Carregando o nome da protagonista, o longa se concentra na condição de Augustine Gleizes e em sua relação com Charcot (Soko e Vincent Lindon, respectivamente). Copeira, analfabeta e de origem camponesa, aos 19 anos ela tem sua primeira grande crise histérica na casa em que trabalhava. Retratada de maneira crua e impactante, como se fôssemos testemunhas, acompanhamos suas convulsões de um ângulo superior na cena onde os sons diegéticos de seus gemidos e do debater de seu corpo são valorizados.

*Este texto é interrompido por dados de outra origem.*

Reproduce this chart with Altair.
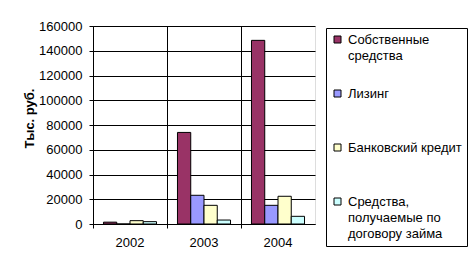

Aliás, o trabalho de som do filme torna-se interessante em alguns pontos, destacando-se ainda nesta mesma sequência os momentos que antecedem a crise, quando, carregando uma bandeja com mãos trêmulas, a personagem principal provoca o som dos copos e pratos trepidando sobre a prata que, mixado de maneira engenhosa, provocavam tensão ao evocar o ruir de uma estrutura, no caso, a própria mente. Além disso, a mixagem contribui para anteceder cada colapso de maneira mais imersa, alternando entre um volume considerável, mesmo para sons muito discretos e um curto período abafado dando sensação de instabilidade.

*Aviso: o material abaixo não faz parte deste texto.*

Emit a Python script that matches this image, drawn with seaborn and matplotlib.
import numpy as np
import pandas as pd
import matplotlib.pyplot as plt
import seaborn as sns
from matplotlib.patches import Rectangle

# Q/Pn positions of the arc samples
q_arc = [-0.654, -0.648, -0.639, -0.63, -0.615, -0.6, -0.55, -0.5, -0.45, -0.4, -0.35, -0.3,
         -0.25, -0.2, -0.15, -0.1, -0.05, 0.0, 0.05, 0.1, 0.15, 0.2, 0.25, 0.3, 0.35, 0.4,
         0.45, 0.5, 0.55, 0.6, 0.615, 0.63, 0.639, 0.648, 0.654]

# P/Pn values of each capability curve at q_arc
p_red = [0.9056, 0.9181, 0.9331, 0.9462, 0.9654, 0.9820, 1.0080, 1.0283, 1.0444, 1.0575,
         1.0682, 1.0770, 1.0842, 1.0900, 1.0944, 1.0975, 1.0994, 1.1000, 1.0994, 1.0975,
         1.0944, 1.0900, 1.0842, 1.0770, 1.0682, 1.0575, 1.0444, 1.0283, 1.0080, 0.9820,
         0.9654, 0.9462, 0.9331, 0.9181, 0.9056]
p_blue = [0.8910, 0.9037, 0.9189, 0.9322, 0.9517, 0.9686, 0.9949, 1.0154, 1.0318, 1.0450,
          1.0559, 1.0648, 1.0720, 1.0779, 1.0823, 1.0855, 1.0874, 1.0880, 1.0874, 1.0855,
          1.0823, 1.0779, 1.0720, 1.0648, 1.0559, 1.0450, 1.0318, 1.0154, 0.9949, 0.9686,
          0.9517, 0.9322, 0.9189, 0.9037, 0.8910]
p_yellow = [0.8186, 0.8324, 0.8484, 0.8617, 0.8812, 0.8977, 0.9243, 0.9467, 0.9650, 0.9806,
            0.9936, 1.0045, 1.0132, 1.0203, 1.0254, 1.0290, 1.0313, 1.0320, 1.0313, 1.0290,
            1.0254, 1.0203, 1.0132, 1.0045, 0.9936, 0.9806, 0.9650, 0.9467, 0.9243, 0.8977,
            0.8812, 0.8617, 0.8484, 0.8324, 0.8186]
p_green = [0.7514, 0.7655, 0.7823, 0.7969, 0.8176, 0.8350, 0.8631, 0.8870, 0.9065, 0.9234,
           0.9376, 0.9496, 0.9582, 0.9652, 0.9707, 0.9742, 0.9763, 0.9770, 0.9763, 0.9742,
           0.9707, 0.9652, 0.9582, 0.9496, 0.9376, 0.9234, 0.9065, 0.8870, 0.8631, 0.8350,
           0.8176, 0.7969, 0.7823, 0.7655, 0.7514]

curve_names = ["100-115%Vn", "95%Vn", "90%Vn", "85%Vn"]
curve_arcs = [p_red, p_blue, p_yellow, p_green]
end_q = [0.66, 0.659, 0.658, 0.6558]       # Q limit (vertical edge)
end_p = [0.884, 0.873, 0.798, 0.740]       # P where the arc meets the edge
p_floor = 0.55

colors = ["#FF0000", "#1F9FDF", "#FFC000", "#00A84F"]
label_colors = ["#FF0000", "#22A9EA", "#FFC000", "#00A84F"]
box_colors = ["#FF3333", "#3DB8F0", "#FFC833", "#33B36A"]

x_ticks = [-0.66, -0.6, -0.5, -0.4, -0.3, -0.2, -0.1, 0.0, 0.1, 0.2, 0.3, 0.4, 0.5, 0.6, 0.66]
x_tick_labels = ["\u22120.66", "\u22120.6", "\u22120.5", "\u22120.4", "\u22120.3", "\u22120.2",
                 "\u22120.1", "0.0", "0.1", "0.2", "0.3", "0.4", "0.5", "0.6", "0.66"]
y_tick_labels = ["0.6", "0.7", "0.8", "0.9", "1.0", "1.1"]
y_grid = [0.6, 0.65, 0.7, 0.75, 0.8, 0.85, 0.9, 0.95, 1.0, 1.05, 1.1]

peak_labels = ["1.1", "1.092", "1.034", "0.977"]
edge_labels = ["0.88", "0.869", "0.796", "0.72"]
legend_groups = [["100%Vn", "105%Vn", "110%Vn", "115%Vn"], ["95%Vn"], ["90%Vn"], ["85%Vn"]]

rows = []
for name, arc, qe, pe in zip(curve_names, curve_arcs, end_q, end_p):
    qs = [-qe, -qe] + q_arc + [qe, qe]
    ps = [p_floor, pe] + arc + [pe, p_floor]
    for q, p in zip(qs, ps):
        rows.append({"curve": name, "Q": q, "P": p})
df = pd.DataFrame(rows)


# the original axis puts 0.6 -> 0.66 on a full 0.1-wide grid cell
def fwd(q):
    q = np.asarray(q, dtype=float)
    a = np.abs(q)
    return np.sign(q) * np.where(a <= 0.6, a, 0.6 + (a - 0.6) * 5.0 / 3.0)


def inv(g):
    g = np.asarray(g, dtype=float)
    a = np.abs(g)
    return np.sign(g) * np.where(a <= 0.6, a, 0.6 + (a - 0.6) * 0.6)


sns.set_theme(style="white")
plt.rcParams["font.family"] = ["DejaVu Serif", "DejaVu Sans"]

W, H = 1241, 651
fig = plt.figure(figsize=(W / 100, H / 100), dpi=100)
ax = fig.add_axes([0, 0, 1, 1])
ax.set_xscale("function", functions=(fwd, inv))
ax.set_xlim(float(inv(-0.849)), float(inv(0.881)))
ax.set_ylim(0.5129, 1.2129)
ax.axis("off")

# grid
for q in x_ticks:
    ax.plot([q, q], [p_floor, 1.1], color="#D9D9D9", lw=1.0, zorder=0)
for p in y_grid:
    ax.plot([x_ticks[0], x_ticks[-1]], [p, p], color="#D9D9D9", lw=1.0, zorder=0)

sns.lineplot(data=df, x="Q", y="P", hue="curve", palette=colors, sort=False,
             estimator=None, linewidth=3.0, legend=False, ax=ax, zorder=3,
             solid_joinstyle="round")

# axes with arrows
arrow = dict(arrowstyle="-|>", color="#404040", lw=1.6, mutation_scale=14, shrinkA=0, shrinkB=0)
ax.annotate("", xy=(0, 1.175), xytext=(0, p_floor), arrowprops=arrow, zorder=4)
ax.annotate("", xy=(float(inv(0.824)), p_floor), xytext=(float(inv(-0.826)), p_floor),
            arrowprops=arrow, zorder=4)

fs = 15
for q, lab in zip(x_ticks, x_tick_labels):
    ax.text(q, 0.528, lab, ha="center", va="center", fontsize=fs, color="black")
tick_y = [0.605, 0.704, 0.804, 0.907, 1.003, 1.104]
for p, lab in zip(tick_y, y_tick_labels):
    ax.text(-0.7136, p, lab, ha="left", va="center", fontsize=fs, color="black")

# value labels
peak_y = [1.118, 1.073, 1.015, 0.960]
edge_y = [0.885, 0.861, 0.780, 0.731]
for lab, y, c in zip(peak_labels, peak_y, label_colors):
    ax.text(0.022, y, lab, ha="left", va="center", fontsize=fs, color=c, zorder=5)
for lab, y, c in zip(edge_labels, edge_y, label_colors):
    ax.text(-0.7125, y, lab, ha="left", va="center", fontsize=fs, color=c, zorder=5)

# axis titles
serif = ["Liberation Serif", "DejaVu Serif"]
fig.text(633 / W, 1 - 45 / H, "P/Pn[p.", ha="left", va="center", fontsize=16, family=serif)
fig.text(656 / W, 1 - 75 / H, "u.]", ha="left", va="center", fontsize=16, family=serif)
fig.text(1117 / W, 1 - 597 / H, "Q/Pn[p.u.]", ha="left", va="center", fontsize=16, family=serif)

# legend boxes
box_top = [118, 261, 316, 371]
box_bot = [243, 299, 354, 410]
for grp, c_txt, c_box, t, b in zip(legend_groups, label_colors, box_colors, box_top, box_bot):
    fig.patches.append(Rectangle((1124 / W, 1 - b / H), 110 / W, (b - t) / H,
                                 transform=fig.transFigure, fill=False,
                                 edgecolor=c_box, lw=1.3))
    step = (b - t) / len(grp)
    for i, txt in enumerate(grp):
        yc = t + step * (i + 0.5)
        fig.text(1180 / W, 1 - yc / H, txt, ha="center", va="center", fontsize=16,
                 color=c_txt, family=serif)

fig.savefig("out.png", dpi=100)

Após tal crise, Augustine apresenta sequelas, como a falta de sensibilidade e o fechamento do olho direito, e é encaminhada para o hospital Salpêtriére. Repleto de casos de histeria, a princípio sem solução, a jovem passa seus dias esperando uma prometida cura, até que ganha atenção do severo Jean Charcot, principal pesquisador do hospital. Um ambiente opressor, o hospital é representado em uma fotografia escura e granulada, que prioriza planos mais fechados e tomadas internas.  Tais escolhas simbólicas  são representativos da posição submissa do paciente em sua relação com o médico e da próprio status social da mulher no período, reforçados ainda pela montagem ao incluir como criativo recurso de elipse temporal uma série de mulheres relatando seus sintomas e experiências, ratificando a ideia constante de sua perspectiva como espécime.

E de submissão regida pelo conhecimento até uma quase dependência, passa a relação do doutor com sua paciente, a última ávida por uma solução enquanto o primeiro enxerga nela uma possibilidade de maior reconhecimento e financiamento para o desenvolvimento de suas pesquisas. Em grandes atuações, sem longos diálogos, mas cheios de pequenos movimentos ou discretos olhares, Lindon encarna um homem austero e obsessivo por estudos, enquanto a cantora pop Soko sutilmente interpreta as nuances de uma jovem reprimida que aos poucos cria consciência do meio em que se insere e de sua ligação com o cientista.

Entretanto, é justamente em seu foco que o longa encontra sua fraqueza. O desenvolvimento da interação entre os personagens não convence se analisado durante toda a progressão narrativa. Sim, há ali uma tensão sexual presente, mas trabalhada em poucas cenas, como a de um momento de descontração com um macaco, que leva a um final abrupto e artificial, onde paira no ar a sensação de que não houve tempo suficiente para a resolução plena do problema que impulsiona a trama. O desfecho ainda conta com metáforas gastas como a inserção da cor vermelha no figurino vestido por Soko e sua relação com menstruação, adolescência e os impulsos sexuais da fase.

Mesmo ao pecar em uma abordagem insuficientemente esclarecedora sobre a evolução e destino de suas principais personagens, “Augustine” ainda é um bom filme de estreia para a diretora Alice Winocour, que se mostra bastante equilibrada. Surpreendendo pelas ótimas atuações e por uma fotografia e som que marcam sua contribuição, a narrativa retoma de maneira parecida a temática já visitada em “Um Método Perigoso” de David Cronenberg.